3 / C’est une anticolonialiste par essence
“Le système économique fondé sur le concept patriarcal de productivité a été mis en place pour les besoins spécifiques, historiques et politiques, du colonialisme”, poursuit Vandana Shiva dans son essai. Si elle est devenue une égérie écoféministe, c’est aussi parce qu’elle est au cœur du combat anticolonialiste, en tant qu’Indienne et donc citoyenne d’une ancienne colonie: “Elle parle, pense et ressent depuis l’Inde, une ancienne colonie aux dimensions de sous-continent, dotée d’une histoire complexe et d’une culture extraordinairement sophistiquée, bafouée par des siècles de domination britannique”, écrit la philosophe spécialiste de l’écoféminisme Jeanne Burgart Goutal, qui préface cette édition française. Par ailleurs, tout comme Judith Butler ou Gisèle Halimi en son temps, Vandana Shiva fait partie des personnalités membres du Comité de parrainage du Tribunal Russell sur la Palestine, un tribunal d’opinion pro-palestinien.

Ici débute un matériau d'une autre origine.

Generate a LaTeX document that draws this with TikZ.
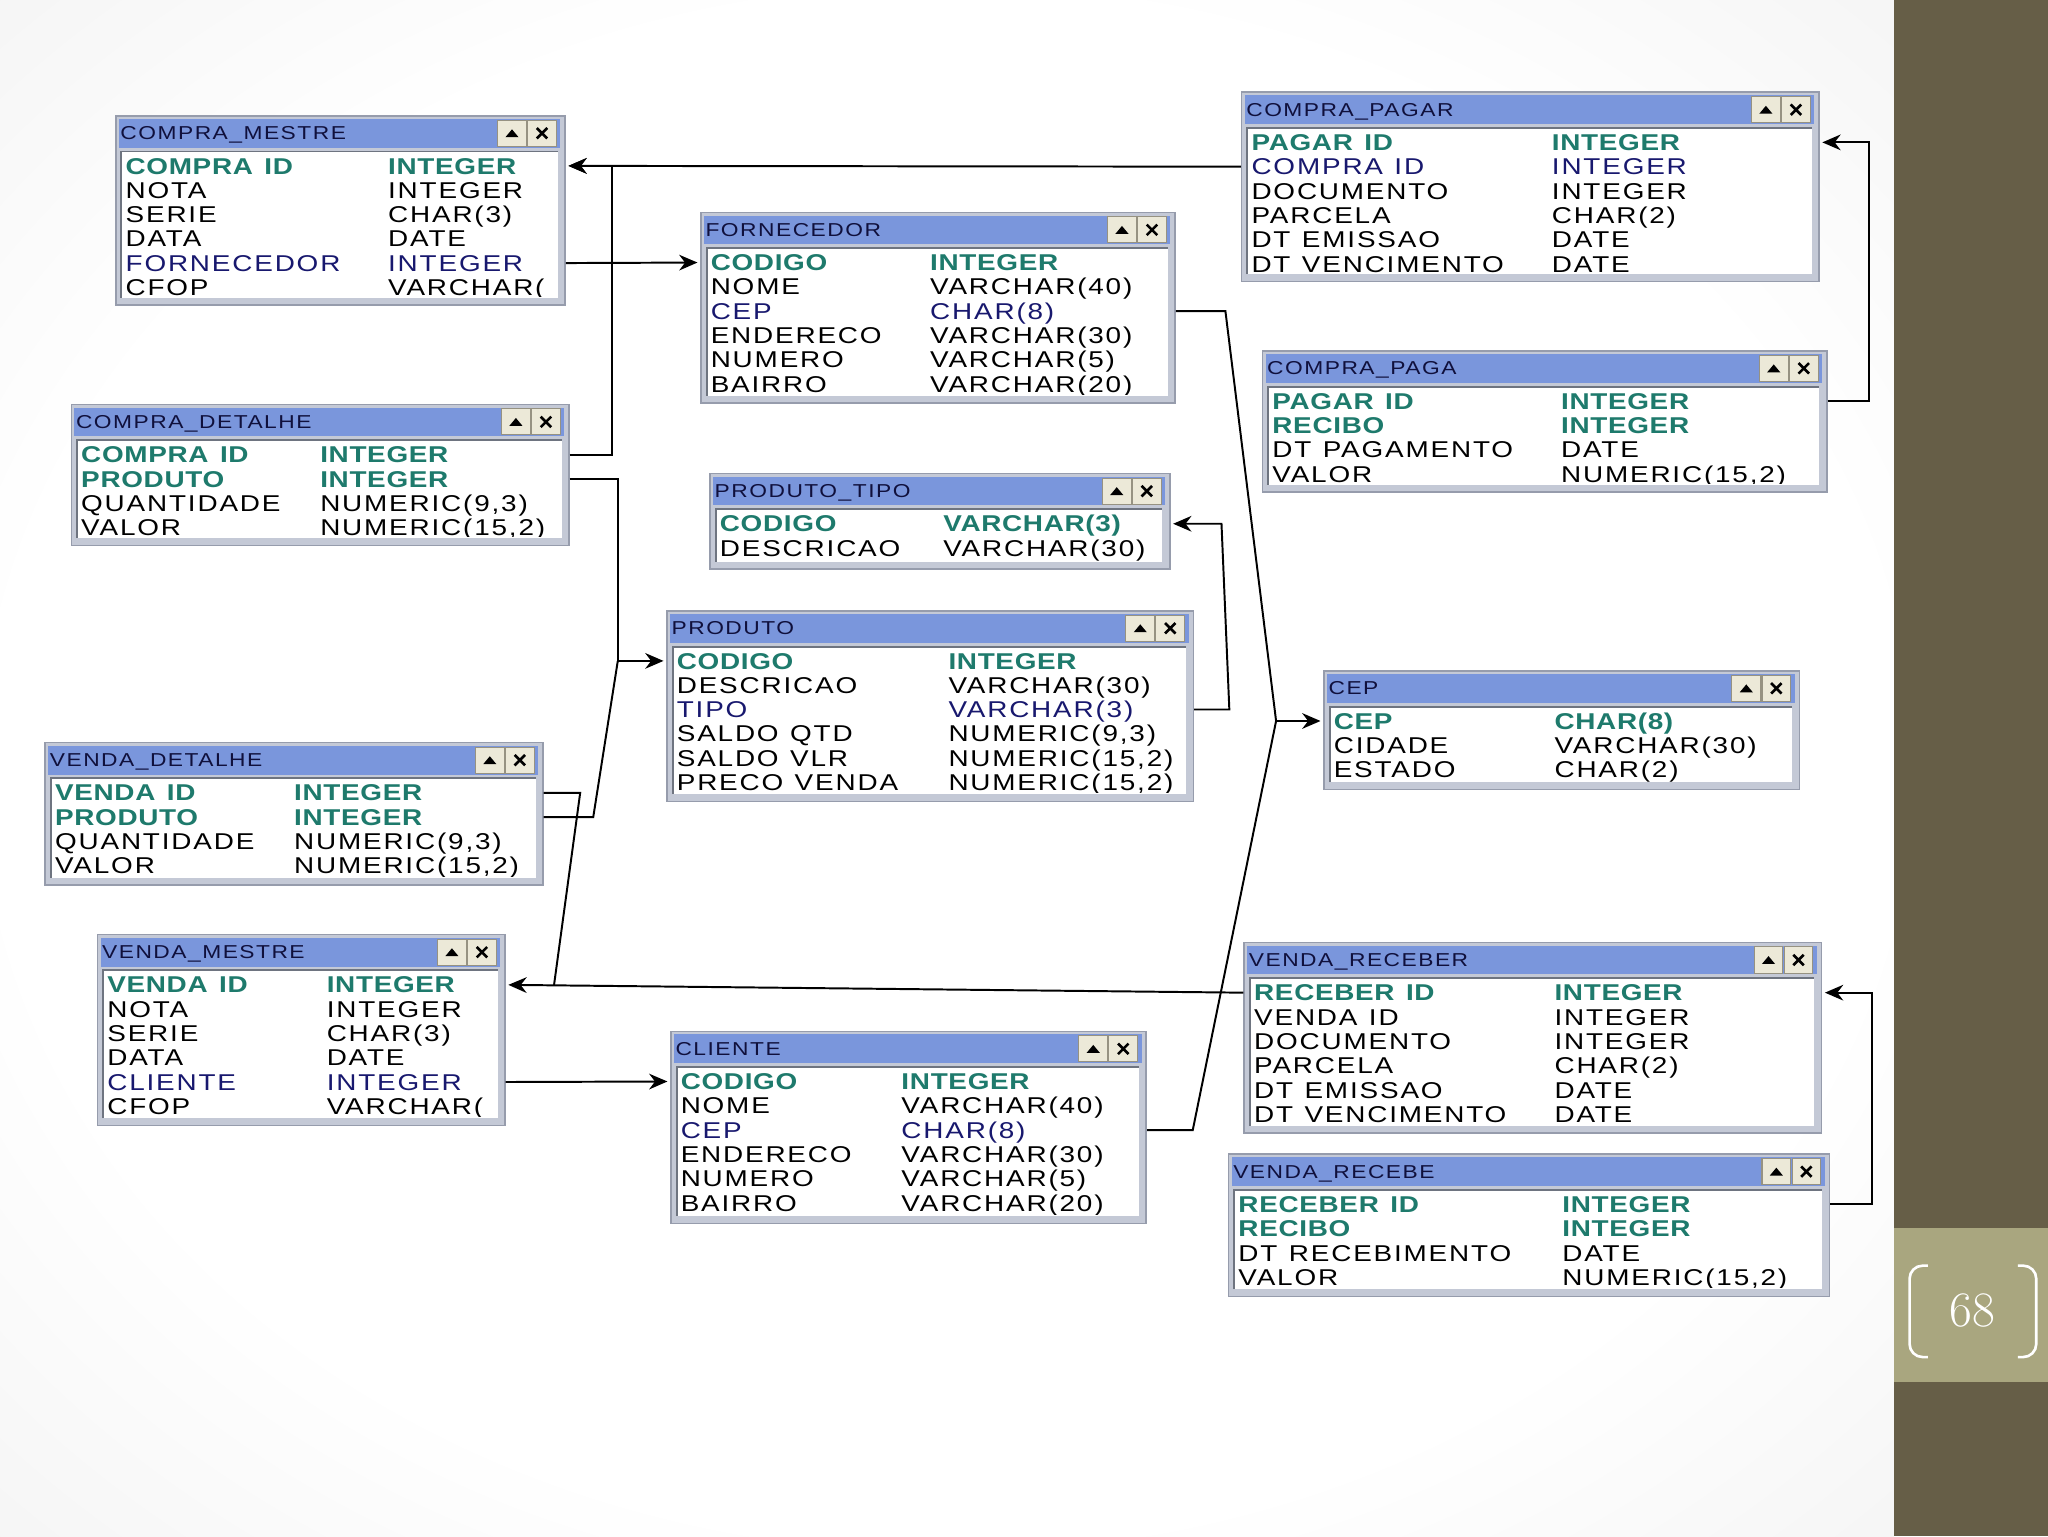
\documentclass[tikz,border=0pt]{standalone}
\usepackage{fontspec}
\usepackage{tikz}
\usetikzlibrary{arrows.meta,calc}
\newfontfamily\tabfont[FakeStretch=1.22,LetterSpace=8,BoldFeatures={LetterSpace=3}]{Liberation Sans}
\definecolor{pkcol}{RGB}{30,122,108}
\definecolor{fkcol}{RGB}{24,24,110}
\definecolor{titlecol}{RGB}{122,150,220}
\definecolor{titletext}{RGB}{16,16,60}
\definecolor{framecol}{RGB}{196,201,214}
\definecolor{framedge}{RGB}{150,156,172}
\definecolor{sunkcol}{RGB}{110,116,128}
\definecolor{btncol}{RGB}{236,233,216}
\definecolor{btnedge}{RGB}{150,146,130}
\definecolor{sidecol}{RGB}{102,94,71}
\definecolor{bandcol}{RGB}{169,166,127}
\pgfdeclareradialshading{slideglow}{\pgfpointorigin}{color(0bp)=(white); color(25bp)=(white); color(50bp)=(black!9); color(71bp)=(black!17)}

\begin{document}
\begin{tikzpicture}[x=1pt,y=-1pt,>=Stealth]
    \tikzset{
        field/.style={
            anchor=west,inner sep=0pt,text height=12.5pt,text depth=0pt,
            font=\tabfont\fontsize{17.5}{19}\selectfont
        },
        fld/.style={text=black},
        fk/.style={text=fkcol},
        pk/.style={text=pkcol,font=\tabfont\bfseries\fontsize{17.5}{19}\selectfont},
        tblframe/.style={draw=framedge,fill=framecol,line width=1.2pt,inner sep=0pt},
        tblname/.style={
            anchor=west,inner sep=0pt,text height=10pt,text depth=0pt,
            text=titletext,font=\tabfont\fontsize{14.3}{16}\selectfont
        },
        tblbutton/.style={fill=btncol,draw=btnedge,line width=0.8pt},
        link/.style={line width=1.5pt},
        linkto/.style={link,-{Stealth[length=14pt,width=12pt,inset=4.5pt]},shorten >=2pt},
        pagenum/.style={text=white,font=\fontsize{38}{38}\selectfont},
        bracket/.style={draw=white,line width=2pt,rounded corners=10pt},
        pics/dbtable/.style n args={5}{code={
            \node[tblframe,minimum width=#1pt,minimum height=#2pt,anchor=north west]
                (-box) at (0,0) {};
            \fill[titlecol] (3,3) rectangle (#1-3,25);
            \node[tblname] (-name) at (4,14) {#3};
            \filldraw[tblbutton] (#1-51,4) rectangle (#1-29,24);
            \filldraw[tblbutton] (#1-28,4) rectangle (#1-6,24);
            \fill (#1-45,17) -- (#1-35,17) -- (#1-40,11) -- cycle;
            \draw[line width=2pt] (#1-21,10) -- (#1-13,18) (#1-21,18) -- (#1-13,10);
            \fill[white] (5,28) rectangle (#1-5,#2-5);
            \draw[sunkcol,line width=1.5pt] (5,#2-5) -- (5,28) -- (#1-5,28);
            \begin{scope}
                \clip (6,29) rectangle (#1-6,#2-6);
                \foreach \fname/\ftype/\fstyle [count=\i] in {#5}{
                    \node[field,\fstyle] (-n\i) at (8,20.4+18.6*\i) {\fname};
                    \node[field,\fstyle] (-t\i) at (#4,20.4+18.6*\i) {\ftype};
                }
            \end{scope}
        }}
    }

    \useasboundingbox (0,0) rectangle (1568,1176);
    \shade[shading=slideglow] (0,0) rectangle (1450,1176);
    \fill[sidecol] (1450,0) rectangle (1568,1176);
    \fill[bandcol] (1450,940) rectangle (1568,1058);
    \draw[bracket] (1476,969) -- (1462,969) -- (1462,1039) -- (1476,1039);
    \draw[bracket] (1545,969) -- (1559,969) -- (1559,1039) -- (1545,1039);
    \node[pagenum] (pgnum) at (1510,1003) {68};

    \pic (cm) at (88,88) {dbtable={344}{145}{COMPRA\_MESTRE}{209}{COMPRA\enspace ID/INTEGER/pk,NOTA/INTEGER/fld,SERIE/CHAR(3)/fld,DATA/DATE/fld,FORNECEDOR/INTEGER/fk,CFOP/VARCHAR(/fld}};
    \pic (forn) at (536,162) {dbtable={363}{146}{FORNECEDOR}{176}{CODIGO/INTEGER/pk,NOME/VARCHAR(40)/fld,CEP/CHAR(8)/fk,ENDERECO/VARCHAR(30)/fld,NUMERO/VARCHAR(5)/fld,BAIRRO/VARCHAR(20)/fld}};
    \pic (cpagar) at (950,70) {dbtable={442}{145}{COMPRA\_PAGAR}{238}{PAGAR\enspace ID/INTEGER/pk,COMPRA\enspace ID/INTEGER/fk,DOCUMENTO/INTEGER/fld,PARCELA/CHAR(2)/fld,DT\enspace EMISSAO/DATE/fld,DT\enspace VENCIMENTO/DATE/fld}};
    \pic (cpaga) at (966,268) {dbtable={432}{108}{COMPRA\_PAGA}{229}{PAGAR\enspace ID/INTEGER/pk,RECIBO/INTEGER/pk,DT\enspace PAGAMENTO/DATE/fld,VALOR/{NUMERIC(15,2)}/fld}};
    \pic (cdet) at (54,309) {dbtable={381}{108}{COMPRA\_DETALHE}{191}{COMPRA\enspace ID/INTEGER/pk,PRODUTO/INTEGER/pk,QUANTIDADE/{NUMERIC(9,3)}/fld,VALOR/{NUMERIC(15,2)}/fld}};
    \pic (ptipo) at (543,362) {dbtable={352}{73}{PRODUTO\_TIPO}{179}{CODIGO/VARCHAR(3)/pk,DESCRICAO/VARCHAR(30)/fld}};
    \pic (prod) at (510,467) {dbtable={403}{146}{PRODUTO}{216}{CODIGO/INTEGER/pk,DESCRICAO/VARCHAR(30)/fld,TIPO/VARCHAR(3)/fk,SALDO\enspace QTD/{NUMERIC(9,3)}/fld,SALDO\enspace VLR/{NUMERIC(15,2)}/fld,PRECO\enspace VENDA/{NUMERIC(15,2)}/fld}};
    \pic (cep) at (1013,513) {dbtable={364}{91}{CEP}{177}{CEP/CHAR(8)/pk,CIDADE/VARCHAR(30)/fld,ESTADO/CHAR(2)/fld}};
    \pic (vdet) at (34,568) {dbtable={381}{109}{VENDA\_DETALHE}{191}{VENDA\enspace ID/INTEGER/pk,PRODUTO/INTEGER/pk,QUANTIDADE/{NUMERIC(9,3)}/fld,VALOR/{NUMERIC(15,2)}/fld}};
    \pic (vm) at (74,715) {dbtable={312}{146}{VENDA\_MESTRE}{176}{VENDA\enspace ID/INTEGER/pk,NOTA/INTEGER/fld,SERIE/CHAR(3)/fld,DATA/DATE/fld,CLIENTE/INTEGER/fk,CFOP/VARCHAR(/fld}};
    \pic (cli) at (513,789) {dbtable={364}{147}{CLIENTE}{177}{CODIGO/INTEGER/pk,NOME/VARCHAR(40)/fld,CEP/CHAR(8)/fk,ENDERECO/VARCHAR(30)/fld,NUMERO/VARCHAR(5)/fld,BAIRRO/VARCHAR(20)/fld}};
    \pic (vrec) at (952,721) {dbtable={442}{146}{VENDA\_RECEBER}{238}{RECEBER\enspace ID/INTEGER/pk,VENDA\enspace ID/INTEGER/fld,DOCUMENTO/INTEGER/fld,PARCELA/CHAR(2)/fld,DT\enspace EMISSAO/DATE/fld,DT\enspace VENCIMENTO/DATE/fld}};
    \pic (vrcb) at (940,883) {dbtable={460}{109}{VENDA\_RECEBE}{256}{RECEBER\enspace ID/INTEGER/pk,RECIBO/INTEGER/pk,DT\enspace RECEBIMENTO/DATE/fld,VALOR/{NUMERIC(15,2)}/fld}};

    \draw[linkto] (cpagar-box.west |- cpagar-n2) -- (cm-box.east |- cm-n1);
    \draw[linkto] (cdet-box.east |- cdet-n1) -| ($(cm-box.east |- cm-n1)+(35,0)$) -- (cm-box.east |- cm-n1);
    \draw[linkto] (cm-box.east |- cm-n5) -- (forn-box.west |- forn-n1);
    \draw[linkto] (cdet-box.east |- cdet-n2) -| ($(prod-box.west |- prod-n1)+(-37,0)$) -- (prod-box.west |- prod-n1);
    \draw[link] (vdet-box.east |- vdet-n2) -- ++(38,0) -- ($(prod-box.west |- prod-n1)+(-37,0)$);
    \draw[linkto] (vrec-box.west |- vrec-n1) -- (vm-box.east |- vm-n1);
    \draw[link] (vdet-box.east |- vdet-n1) -- ++(28,0) -- ($(vm-box.east |- vm-n1)+(37,0)$);
    \draw[linkto] (vm-box.east |- vm-n5) -- (cli-box.west |- cli-n1);
    \draw[linkto] (prod-box.east |- prod-n3) -- ++(27,0) -- ($(ptipo-box.east |- ptipo-n1)+(39,0)$) -- (ptipo-box.east |- ptipo-n1);
    \draw[linkto] (forn-box.east |- forn-n3) -- ++(38,0) -- ($(cep-box.west |- cep-n1)+(-36,0)$) -- (cep-box.west |- cep-n1);
    \draw[link] (cli-box.east |- cli-n3) -- ++(35,0) -- ($(cep-box.west |- cep-n1)+(-36,0)$);
    \draw[linkto] (cpaga-box.east |- cpaga-n1) -- ++(32,0) |- (cpagar-box.east |- cpagar-n1);
    \draw[linkto] (vrcb-box.east |- vrcb-n1) -- ++(32,0) |- (vrec-box.east |- vrec-n1);
\end{tikzpicture}
\end{document}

4/ Ses écrits et ses méthodes sont souvent contestées et controversées
Approximations scientifiques, comparaisons hasardeuses, propagande éhontée ou storytelling savamment orchestré, les paradoxes et les incohérences de Vandana Shiva sont régulièrement pointées du doigt par les détracteur·ices de cette personnalité complexe. Ici on dénonce la présentation fallacieuse de ses diplômes -elle met en avant sa formation scientifique, mais elle a davantage le parcours d’une philosophe-, là on pointe du doigt les sommes astronomiques qu’elle réclame pour ses conférences (35 à 40 000 euros selon cet article). De cette héroïne des temps modernes on dénonce aussi, justement, l’anti-modernité, voire l’essentialisation des femmes, à travers le recours fréquent à l’expression “principe féminin”. Pour Jeanne Burgart-Goutal, “ces critiques […] sont typiques du filtre d’incompréhensions à travers lequel on peut aisément être conduit à lire et rejeter la pensée de Vandana Shiva”. Laquelle reste, n’en déplaisent à certain·es, à la fois puissante et transformatrice.